Kakinomoto No Hitomaro - Life

Life

Details of his life are few and uncertain despite his prominence as a poet. His name doesn't appear in chronicles like the Nihon Shoki nor in Shoku Nihongi ("History of Japan" II). All our primary sources about him come from the prefaces and commentaries on the Man'yōshū where he is designated as either the composer or collector of waka poetry.

Generally, he is thought to have began working in the court under Emperor Temmu's 9th year (680 CE), and was active as a poet Temmu's reign and likely flourished under Empress Jitō. However, since Kakinomoto composed a pair of poems mourning the death of a lady in the court of Emperor Tenji at Oumi, there are some scholars like Kitayama Shigeo (北山茂夫) who believe he began work at the court in Oumi.

According to the Edo period scholar Kamo no Mabuchi, he served under Prince Kusakabe, and while this is often held as true, there is actually very little concrete evidence for this claim. On the other hand, since he presented poems to numerous princes and princesses (such as Yuge no Miko (弓削皇子), Prince Toneri, and Niitabeshin no U (新田部親王)), it is thought to be unlikely that he was in the service of a single prince. Others, such as the Japanese scholars Itō Haku and Hashimoto Tatsuo, believe that he was an imperial poet of the court, but no such position as "imperial poet" existed during the Asuka period. The group of Hitomaro's poems which can be dated within a certain period does overlap approximately with Empress Jitō's ascension and death, and so it is thought that the empress was a motivational force for Hitomaro's poetry.

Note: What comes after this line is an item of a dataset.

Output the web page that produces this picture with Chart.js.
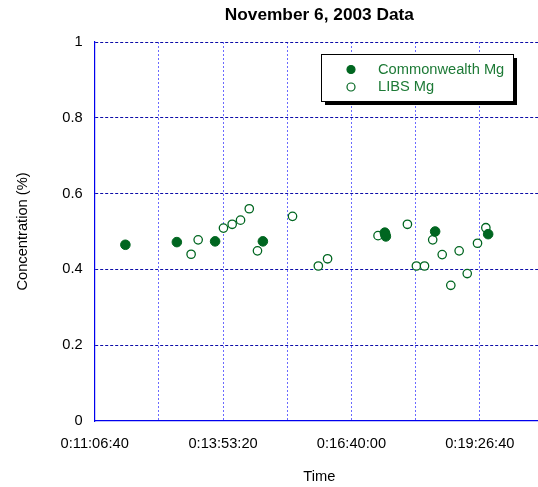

From waka mourning the death of a man from Sanuki Province, and a farewell poem at Kamoyama (Mt. Kamo) in Iwami province with elegies (banka, 挽歌) mourning his own death, many have seen this as Hitomaro acting as a palace official traveling to various provinces and reaching the end of his life in Iwami. According to the Japanese scholar Itō Haku, however, this farewell poem is a folk drama portraying Hitomaro's own death, and the theory that the poem is a later counterfeit has also been suggested.

Further, from waka mourning the death of Princess Asuka, who died in the 4th year of Emperor Mommu's reign (700 CE), it is certain that Hitomaro was still present at the capitol after Prince Kusakabe's death (689 CE). Because there are no works certain extant from the later half of the Fujiwara-kyō period or after the capitol moved to Nara, it is thought that Hitomaro died before 710 CE.

When he was around 50 years old, there are records indicating that he was appointed to a provincial office in Iwami Province — today the western part of Shimane Prefecture. In 708, Zokunihongi reports that a "Kakinomoto no Saru" (another member of the Kakinomoto clan) died; the Japanese thinker Umehara Takeshi has suggested that this Saru (柿本佐留) and Hitomaro were the same person.